Part 2 will cover Semantic IDs, TIGER, HSTU, and who’s deploying generative recommenders in production today.

Let’s dive in!


1. The Sequential Problem: Why Order Matters

Static CF vs Sequential Recommendation

Let’s say that you just finished watching Inception. Netflix recommends Interstellar. You watch it. Next up: Arrival.

As you can see this watching order is not random. This is not just “you like sci-fi” and so are watching sci-fi movies.

There’s a trajectory here. The recommender is following your path through Christopher Nolan’s mind-bending sci-fi catalog — what you watched second might change what you should see third.
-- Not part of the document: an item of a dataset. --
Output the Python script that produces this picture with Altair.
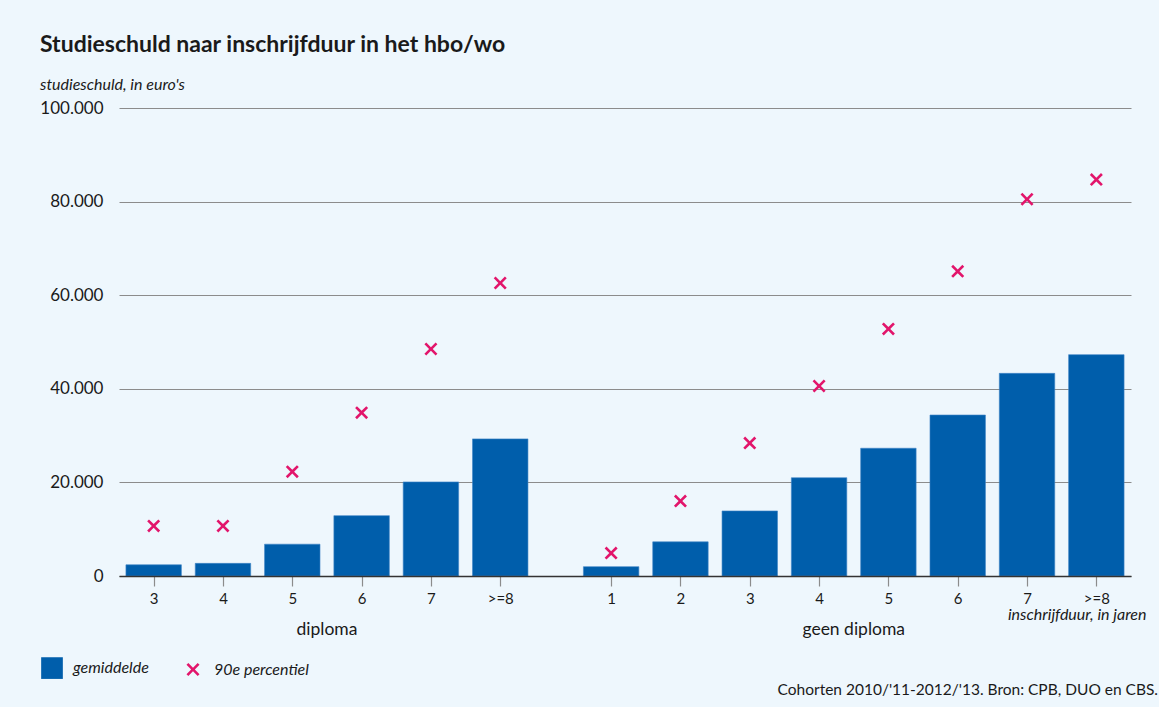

In the first post of this series, we covered collaborative filtering, which treats user history as an unordered matrix — a bag of items. So, if you watched [Inception, Interstellar, Arrival], traditional CF treats that the same as [Arrival, Inception, Interstellar]. But the order you watched them in tells you something completely different about what to recommend next.

Sequential models fixed that. They learned to predict not just “what you might like” but “what comes next.”

Formalising the Problem

Given a sequence of items a user has interacted with:

[i₁, i₂, i₃, ..., iₙ]

Predict the next item: iₙ₊₁

This formulation applies across domains:

  • E-commerce: product browsing → purchase prediction

  • Streaming: watch history → next video

  • Music: listening sequence → next song

  • News: reading pattern → next article

The Benchmark: Steam Games Dataset

For this post, we’ll use the Steam Games dataset — a rich gaming interaction dataset from UCSD’s repository for building our models:

  • 67,287 users (raw) → 56,808 users (after 5-core filtering)

  • 32,133 games (raw) → 6,382 games (after 5-core filtering)

  • 2,235,453 interactions (playtime > 1 hour)

  • Average sequence length: 39.4 games (median: 26)

5-core filtering is a technique that removes all users and items with fewer than 5 interactions, applied iteratively until every remaining user and item has at least 5. It’s a standard preprocessing step in RecSys research to eliminate extreme cold-start cases (users who tried one game, games nobody played) that add noise without enough signal to learn from.

Now let’s see how different architectures tackle sequential prediction.


2. GRU4Rec — When RNNs Met Recommendations (2016)

GRU4Rec Architecture

In 2016, Gravity R&D published “Session-based Recommendations with Recurrent Neural Networks” at ICLR. First major work applying RNNs to sequential recommendation. It dominated the field for nearly two years.